Nurse midwives are facing their own political battles. The relationship they’re forced into with a collaborating physician is rife with conflicts of interest, and better options exist.

“Being dependent on obstetricians to support us, well, they’re our competition in a way. I think the ideal model is for obstetricians to be the specialists, the ones who manage the people who are really sick or have complications. For most births, if women and babies are taken care of by midwives, it’s been proven to decrease surgery and NICU admissions, which reduces costs. But those are big money makers for hospitals, so there’s a disincentive for institutions to reduce those costs.”

For the time being, APNs living in a restricted state and looking to start their own practice should look for collaborating physicians with whom they can build a respectful, mutually beneficial relationship.

“It’s about genuine relationships. I didn’t cultivate relationships trying to look for a delegating physician. It was about connecting with people that I respected, and who, over time, came to respect me.”


It’s All Worth It

For all its challenges, owning a practice has been immensely gratifying for Mary in several ways. While she would be the first to admit her business hasn’t made her rich, Mary has found immeasurable satisfaction, enjoyment, and accomplishment that comes from impacting the lives of women and their families. She’s also proud that she built a business with a flexible schedule that allowed her to raise her three children.

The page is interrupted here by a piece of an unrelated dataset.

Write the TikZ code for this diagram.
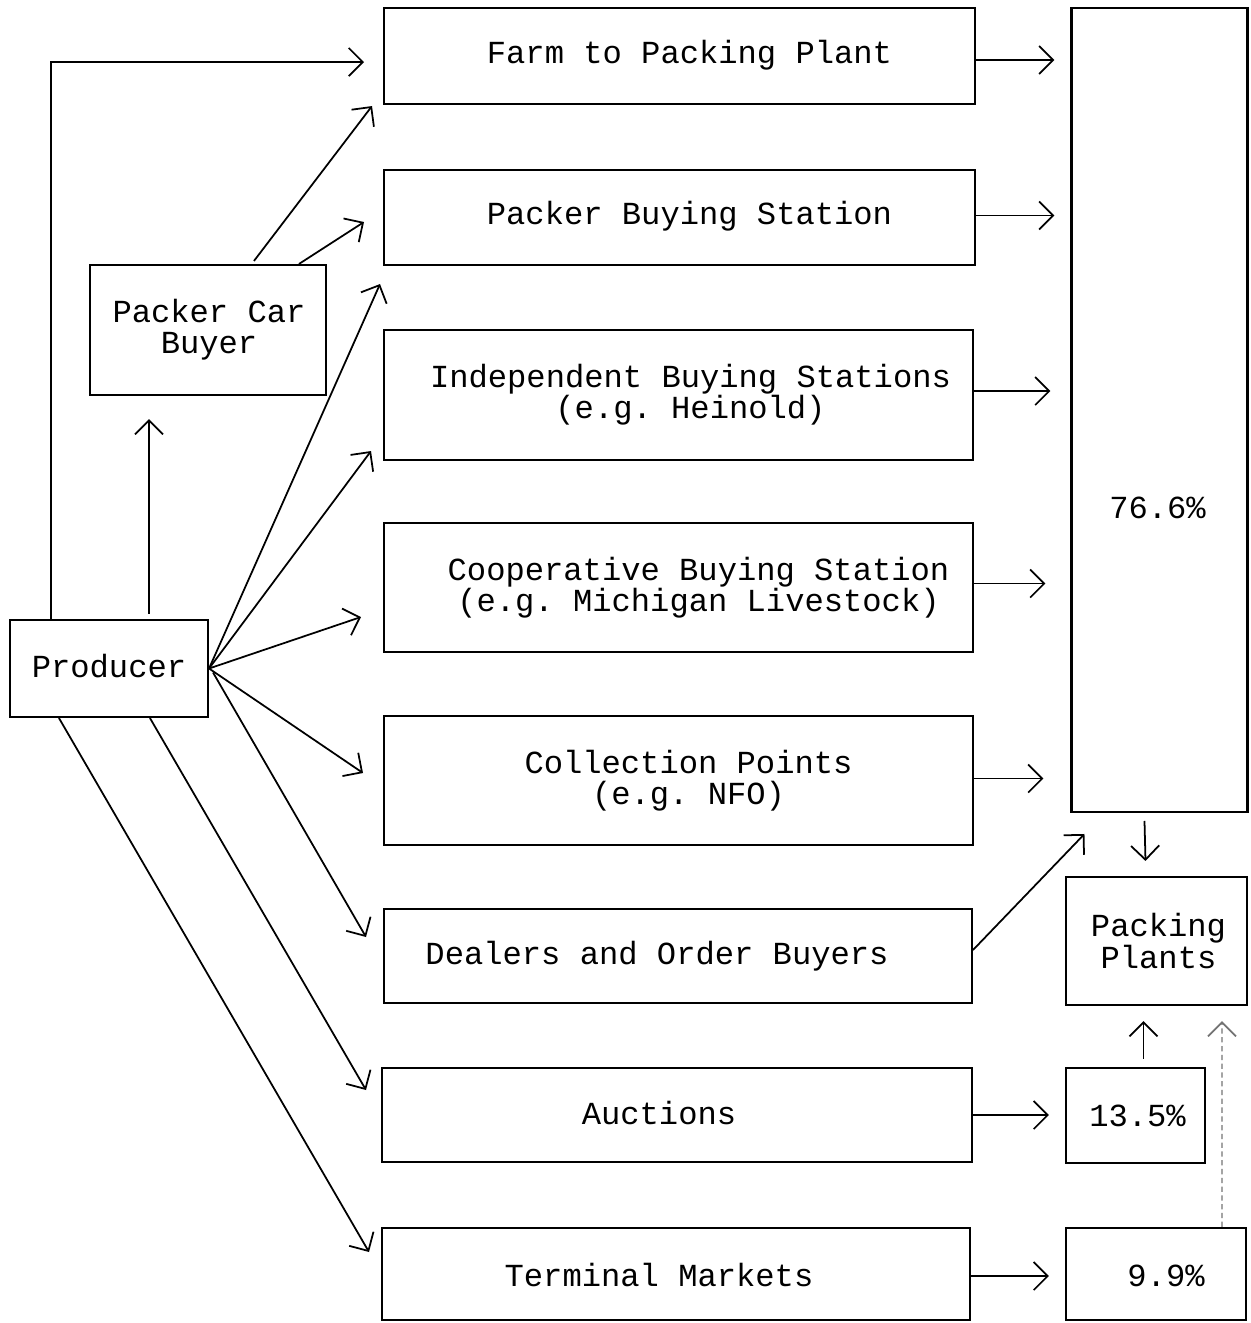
\documentclass[tikz,border=0pt]{standalone}
\usepackage{fontspec}
\newfontfamily\tw{Liberation Mono}
\usetikzlibrary{arrows.meta,calc}
\begin{document}
\begin{tikzpicture}[x=0.02cm,y=-0.02cm,
  boxstyle/.style={draw=black,line width=1.2pt,inner sep=0pt,rectangle},
  txt/.style={font=\tw\fontsize{18.3}{17.8}\selectfont\frenchspacing,align=center,inner sep=0pt},
  arr/.style={draw=black,line width=1pt,-{Straight Barb[length=8pt,width=16pt,line width=1pt]}},
  faint/.style={arr,draw=black!55,densely dashed,line width=0.8pt}]
\useasboundingbox (0,0) rectangle (1251,1323);
% boxes
\node[boxstyle,minimum width=11.82cm,minimum height=1.92cm] (farm) at (679.5,56) {};
\node[boxstyle,minimum width=11.82cm,minimum height=1.90cm] (pbs) at (679.5,217.5) {};
\node[boxstyle,minimum width=11.78cm,minimum height=2.60cm] (ind) at (678.5,395) {};
\node[boxstyle,minimum width=11.78cm,minimum height=2.58cm] (coop) at (678.5,587.5) {};
\node[boxstyle,minimum width=11.78cm,minimum height=2.58cm] (coll) at (678.5,780.5) {};
\node[boxstyle,minimum width=11.76cm,minimum height=1.88cm] (deal) at (678,956) {};
\node[boxstyle,minimum width=11.80cm,minimum height=1.88cm] (auc) at (677,1115) {};
\node[boxstyle,minimum width=11.76cm,minimum height=1.84cm] (term) at (676,1274) {};
\node[boxstyle,minimum width=4.72cm,minimum height=2.60cm] (pcb) at (208,330) {};
\node[boxstyle,minimum width=3.96cm,minimum height=1.94cm] (prod) at (109,668.5) {};
\node[boxstyle,minimum width=3.52cm,minimum height=16.08cm] (big) at (1159.5,410) {};
\node[boxstyle,minimum width=3.62cm,minimum height=2.56cm] (pp) at (1156.5,941) {};
\node[boxstyle,minimum width=2.78cm,minimum height=1.90cm] (p135) at (1135.5,1115.5) {};
\node[boxstyle,minimum width=3.60cm,minimum height=1.84cm] (p99) at (1156,1274) {};
% texts
\node[txt] (farmT) at ($(farm)+(10,-1)$) {Farm to Packing Plant};
\node[txt] (pbsT) at ($(pbs)+(10,-1)$) {Packer Buying Station};
\node[txt] (indT) at ($(ind)+(12,0)$) {Independent Buying Stations\\(e.g. Heinold)};
\node[txt] (coopT) at ($(coop)+(20,0)$) {Cooperative Buying Station\\(e.g. Michigan Livestock)};
\node[txt] (collT) at ($(coll)+(10,0)$) {Collection Points\\(e.g. NFO)};
\node[txt] (dealT) at ($(deal)+(-21,0)$) {Dealers and Order Buyers};
\node[txt] (aucT) at ($(auc)+(-18,-2)$) {Auctions};
\node[txt] (termT) at ($(term)+(-17,1)$) {Terminal Markets};
\node[txt] (pcbT) at ($(pcb)+(1,0)$) {Packer Car\\Buyer};
\node[txt] (prodT) at ($(prod)+(0,-2)$) {Producer};
\node[txt] (bigT) at ($(big)+(-2,98)$) {76.6\%};
\node[txt] (ppT) at ($(pp)+(2,0)$) {Packing\\Plants};
\node[txt] (p135T) at ($(p135)+(2,0)$) {13.5\%};
\node[txt] (p99T) at ($(p99)+(10,2)$) {9.9\%};
% arrow tips
\coordinate (tFarm) at ($(farm.west)+(-19,6)$);
\coordinate (tFarm2) at ($(farm.south west)+(-11,1)$);
\coordinate (tPbs) at ($(pbs.west)+(-19,4.5)$);
\coordinate (tPcb) at ($(pcb.south west)+(60,23)$);
\coordinate (tPbs2) at ($(pbs.south west)+(-3,18)$);
\coordinate (tInd) at ($(ind.south west)+(-12,-10)$);
\coordinate (tCoop) at ($(coop.west)+(-22,29.5)$);
\coordinate (tColl) at ($(coll.west)+(-20,-7.5)$);
\coordinate (tDeal) at ($(deal.west)+(-17,-19)$);
\coordinate (tAuc) at ($(auc.west)+(-15,-25)$);
\coordinate (tTerm) at ($(term.west)+(-12,-22)$);
\coordinate (tBig) at ($(big.south west)+(14,21)$);
% left side connectors
\draw[arr] ($(prod.north west)+(42,0)$) |- (tFarm);
\draw[arr] ($(pcb.north west)+(165,-3)$) -- (tFarm2);
\draw[arr] ($(pcb.north west)+(210,0)$) -- (tPbs);
\draw[arr] ($(prod.north west)+(140,-5)$) -- (tPcb);
\draw[arr] (prod.east) -- (tPbs2);
\draw[arr] (prod.east) -- (tInd);
\draw[arr] (prod.east) -- (tCoop);
\draw[arr] (prod.east) -- (tColl);
\draw[arr] ($(prod.east)+(4,4)$) -- (tDeal);
\draw[arr] ($(prod.south west)+(141,0)$) -- (tAuc);
\draw[arr] ($(prod.south west)+(50,0)$) -- (tTerm);
% right side connectors
\draw[arr,shorten >=0.32cm] ($(farm.east)+(0,4)$) -- ($(farm.east -| big.west)+(0,4)$);
\draw[arr,shorten >=0.32cm] ($(pbs.east)+(0,-2)$) -- ($(pbs.east -| big.west)+(0,-2)$);
\draw[arr,shorten >=0.40cm] ($(ind.east)+(0,-4)$) -- ($(ind.east -| big.west)+(0,-4)$);
\draw[arr,shorten >=0.50cm] ($(coop.east)+(0,-4)$) -- ($(coop.east -| big.west)+(0,-4)$);
\draw[arr,shorten >=0.54cm] ($(coll.east)+(0,-2)$) -- ($(coll.east -| big.west)+(0,-2)$);
\draw[arr] ($(deal.east)+(0,-6)$) -- (tBig);
\draw[arr] ($(big.south)+(-15,8)$) -- ($(pp.north)+(-11,-15)$);
\draw[arr,shorten >=0.32cm] (auc.east) -- (auc.east -| p135.west);
\draw[arr,shorten >=0.32cm] ($(term.east)+(0,2)$) -- ($(term.east -| p99.west)+(0,2)$);
\draw[arr] ($(p135.north)+(8,-8)$) -- ($(pp.south)+(-13,15)$);
\draw[faint] ($(p99.north)+(66,0)$) -- ($(pp.south)+(65.5,15)$);
\end{tikzpicture}
\end{document}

APNs worried about the cost of building a patient base should know that Mary has grown her business organically through word of mouth and with minimal marketing expense.

“I think if somebody wanted to grow a business like mine they could. I tend to grow organically. I like to get the majority of clientele by word of mouth, even if it’s word of mouth on social media, somebody who knows me recommending me.”

The advice she would give to entrepreneurial APNs is simple: don’t go it alone.

“Find some other people in practice that you respect. It could be a doctor, but ideally it’s an advanced practice nurse you can talk to on a regular basis. Don’t be isolated. No person is an island, so even if you have your own practice, you have to refer to other people, so make your community, make your tribe. You don’t have to call it a mentoring thing. Just find some other people you can bounce things off of.”

Advice for Nurse Owners Today

Whatever APNs know about business when they begin their practice, the one thing they can control from the beginning is the quality of care they provide. In Mary’s eyes, this is an area where there’s no room for compromise – exceptional care is the expectation.

“In terms of patient care, I would say to follow standards. Don’t cut corners with that because quality of care speaks more loudly than anything else. As nurse midwives, we were always encouraged to keep our own outcome statistics so that you can share them with others [i.e. legislators, insurance companies, etc]”

Her final piece of advice is born from years of navigating the world of entrepreneurship while trying to be the best midwife she could be. It’s advice that’s been hard earned over a long career and speaks to Mary’s belief in the power of community.

“You don’t have to have everything figured out when you start. In fact, you won’t. Even if you had a book or website with instructions, there’s always going to be stuff that comes up that you hadn’t thought of or you’re not ready for. And that’s where those other friends help, as does being part of a supportive community of peers.”